Geneva officials crack down on noise violations

The canton of Geneva is declaring war on rowdiness and noise in public areas by hiking fines for violators in some cases more than sixfold, law enforcement officials announced on Monday.

Geneva officials crack down on noise violations
Geneva is stiffening penalties for faulty silencers.
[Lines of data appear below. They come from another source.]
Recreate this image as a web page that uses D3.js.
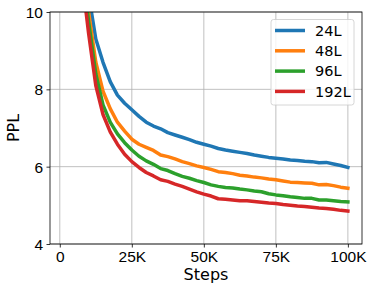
<!DOCTYPE html>
<html>
<head>
<meta charset="utf-8">
<script src="https://cdn.jsdelivr.net/npm/d3@7"></script>
<style>
  body { margin: 0; background: #fff; }
  svg { font-family: 'DejaVu Sans', sans-serif; }
  .grid line { stroke: #b0b0b0; stroke-width: 0.8; }
  .tick text { font-size: 15.5px; fill: #000; }
</style>
</head>
<body>
<svg id="chart" width="374" height="290"></svg>
<script>
// steps in thousands
var steps = [2, 8, 10, 12.5, 15, 17.5, 20, 22.5, 25, 27.5, 30, 32.5, 35, 37.5, 40,
  42.5, 45, 47.5, 50, 52.5, 55, 57.5, 60, 62.5, 65, 67.5, 70, 72.5, 75, 77.5,
  80, 82.5, 85, 87.5, 90, 92.5, 95, 97.5, 100];

var ppl24 = [40, 12.5, 10.45, 9.3, 8.7, 8.2, 7.85, 7.64, 7.47, 7.3, 7.15, 7.05, 6.98, 6.88, 6.82,
  6.76, 6.7, 6.63, 6.58, 6.53, 6.47, 6.43, 6.4, 6.37, 6.34, 6.3, 6.27, 6.24, 6.22, 6.2,
  6.17, 6.16, 6.14, 6.13, 6.1, 6.11, 6.07, 6.03, 5.98];
var ppl48 = [35, 11.5, 10.0, 8.7, 7.95, 7.5, 7.15, 6.92, 6.71, 6.58, 6.5, 6.42, 6.3, 6.26, 6.2,
  6.13, 6.08, 6.02, 5.98, 5.93, 5.87, 5.85, 5.82, 5.78, 5.76, 5.73, 5.71, 5.68, 5.66, 5.63,
  5.6, 5.59, 5.58, 5.57, 5.53, 5.54, 5.51, 5.47, 5.44];
var ppl96 = [32, 11.0, 9.75, 8.4, 7.6, 7.15, 6.85, 6.62, 6.43, 6.27, 6.15, 6.06, 5.95, 5.9, 5.82,
  5.75, 5.7, 5.64, 5.59, 5.53, 5.49, 5.46, 5.45, 5.42, 5.4, 5.37, 5.35, 5.3, 5.27, 5.25,
  5.22, 5.2, 5.18, 5.18, 5.14, 5.14, 5.12, 5.1, 5.09];
var ppl192 = [30, 10.7, 9.45, 8.1, 7.35, 6.9, 6.58, 6.32, 6.13, 5.98, 5.85, 5.76, 5.66, 5.62, 5.55,
  5.49, 5.42, 5.35, 5.29, 5.24, 5.17, 5.16, 5.14, 5.12, 5.12, 5.1, 5.08, 5.06, 5.05, 5.02,
  5.0, 4.98, 4.97, 4.95, 4.93, 4.92, 4.9, 4.87, 4.85];

var seriesNames = ['24L', '48L', '96L', '192L'];
var seriesColors = ['#1f77b4', '#ff7f0e', '#2ca02c', '#d62728'];
var xTicks = [0, 25, 50, 75, 100];
var xTickLabels = ['0', '25K', '50K', '75K', '100K'];
var yTicks = [4, 6, 8, 10];

var G = {
  left: 50, right: 362, top: 12, bottom: 244, labelSize: 16
};

var svg = d3.select('#chart');
var x = d3.scaleLinear().domain([-3.4, 104.9]).range([G.left, G.right]);
var y = d3.scaleLinear().domain([4, 10]).range([G.bottom, G.top]);

svg.append('defs').append('clipPath').attr('id', 'plot-clip')
  .append('rect')
  .attr('x', G.left).attr('y', G.top)
  .attr('width', G.right - G.left).attr('height', G.bottom - G.top);

// grid
var grid = svg.append('g').classed('grid', true);
grid.selectAll('.gx').data(xTicks).enter().append('line')
  .attr('x1', function(d) { return x(d); }).attr('x2', function(d) { return x(d); })
  .attr('y1', G.top).attr('y2', G.bottom);
grid.selectAll('.gy').data(yTicks).enter().append('line')
  .attr('x1', G.left).attr('x2', G.right)
  .attr('y1', function(d) { return y(d); }).attr('y2', function(d) { return y(d); });

// lines
var series = [ppl24, ppl48, ppl96, ppl192];
var line = d3.line()
  .x(function(d, i) { return x(steps[i]); })
  .y(function(d) { return y(d); });
svg.append('g').attr('clip-path', 'url(#plot-clip)')
  .selectAll('path').data(series).enter().append('path')
  .attr('d', line)
  .attr('fill', 'none')
  .attr('stroke', function(d, i) { return seriesColors[i]; })
  .attr('stroke-width', 3.5)
  .attr('stroke-linejoin', 'round')
  .attr('stroke-linecap', 'square');

// axes
var xAxis = d3.axisBottom(x).tickValues(xTicks)
  .tickFormat(function(d, i) { return xTickLabels[i]; })
  .tickSize(3.5).tickPadding(3.5);
var yAxis = d3.axisLeft(y).tickValues(yTicks).tickFormat(d3.format('d'))
  .tickSize(3.5).tickPadding(3.5);
var gx = svg.append('g').attr('transform', 'translate(0,' + G.bottom + ')').call(xAxis);
var gy = svg.append('g').attr('transform', 'translate(' + G.left + ',0)').call(yAxis);
[gx, gy].forEach(function(g) {
  g.select('.domain').remove();
  g.selectAll('.tick line').attr('stroke', '#000').attr('stroke-width', 0.8);
  g.selectAll('.tick text').attr('font-family', null).attr('font-size', null);
});
gy.selectAll('.tick text').attr('dy', '0.36em');

// spines
svg.append('rect')
  .attr('x', G.left).attr('y', G.top)
  .attr('width', G.right - G.left).attr('height', G.bottom - G.top)
  .attr('fill', 'none').attr('stroke', '#000').attr('stroke-width', 0.8);

// axis labels
svg.append('text')
  .attr('x', (G.left + G.right) / 2).attr('y', 280)
  .attr('text-anchor', 'middle').attr('font-size', G.labelSize)
  .text('Steps');
svg.append('text')
  .attr('transform', 'translate(18.5,' + (G.top + G.bottom) / 2 + ') rotate(-90)')
  .attr('text-anchor', 'middle').attr('font-size', G.labelSize)
  .text('PPL');

// legend
var lg = svg.append('g').attr('transform', 'translate(271,19.5)');
lg.append('rect')
  .attr('width', 83).attr('height', 85.5).attr('rx', 2.5)
  .attr('fill', '#fff').attr('fill-opacity', 0.8)
  .attr('stroke', '#cccccc').attr('stroke-width', 0.8);
var item = lg.selectAll('.item').data(seriesNames).enter().append('g')
  .classed('item', true)
  .attr('transform', function(d, i) { return 'translate(0,' + (11 + i * 20.3) + ')'; });
item.append('line')
  .attr('x1', 4).attr('x2', 34)
  .attr('stroke', function(d, i) { return seriesColors[i]; })
  .attr('stroke-width', 3.5);
item.append('text')
  .attr('x', 44).attr('dy', '0.36em').attr('font-size', 14.5)
  .text(function(d) { return d; });
</script>
</body>
</html>
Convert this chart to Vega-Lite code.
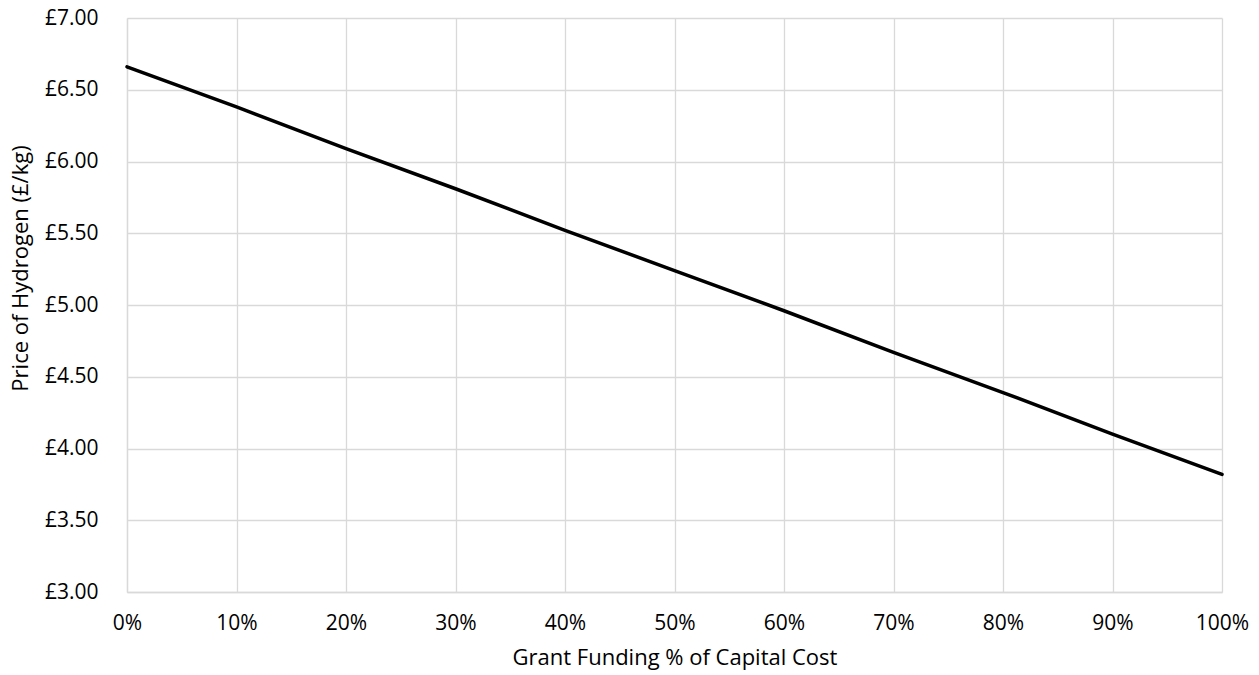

Photo: AFP

Noise bylaw fines which ranged from 50 to 150 francs have increased up to 1,000 francs depending on the specific offence.

“Someone who shouts in the street, that will be 150 francs,” Olivier Jornot, Geneva’s attorney general said at a press conference, 20 Minutes newspaper reported.

“If it’s a complete neighbourhood that is woken up by (car) horns, we will go rather to around 300 or 1,000 francs,” Jornot said.

In the case of a sporting event, merrymaking will be tolerated for an hour afterward but on a case-by-case basis, police said.

Drivers of motor vehicles with noisy mufflers (silencers) that do not meet regulations, meanwhile, face a fine of 500 francs, up from a previous ticket of 50 to 100 francs.

The changes announced are part of an overhaul of fines that have remained unchanged since 1996 for violations of cantonal bylaws. 

Noise is an “incivility that bothers three-quarters of the population,” Geneva police chief Monica Bonfanti was reporting as saying by the ATS news agency.

Noise-related issues result in more than 6,000 police responses a year, an average of 17 a day, Bonfanti said.

Fines are being raised an average 20 percent for contraventions, officials said, although some are increasing significantly more.

The penalty for motorists crossing a solid line on a road is now 500 francs, up from 120 francs.

Jornot said the canton was “hitting harder” motorists who are a nuisance to public transport, ATS reported.

For example, the owner of a vehicle parked in a bus lane now faces a 240-franc fine, double the previous penalty.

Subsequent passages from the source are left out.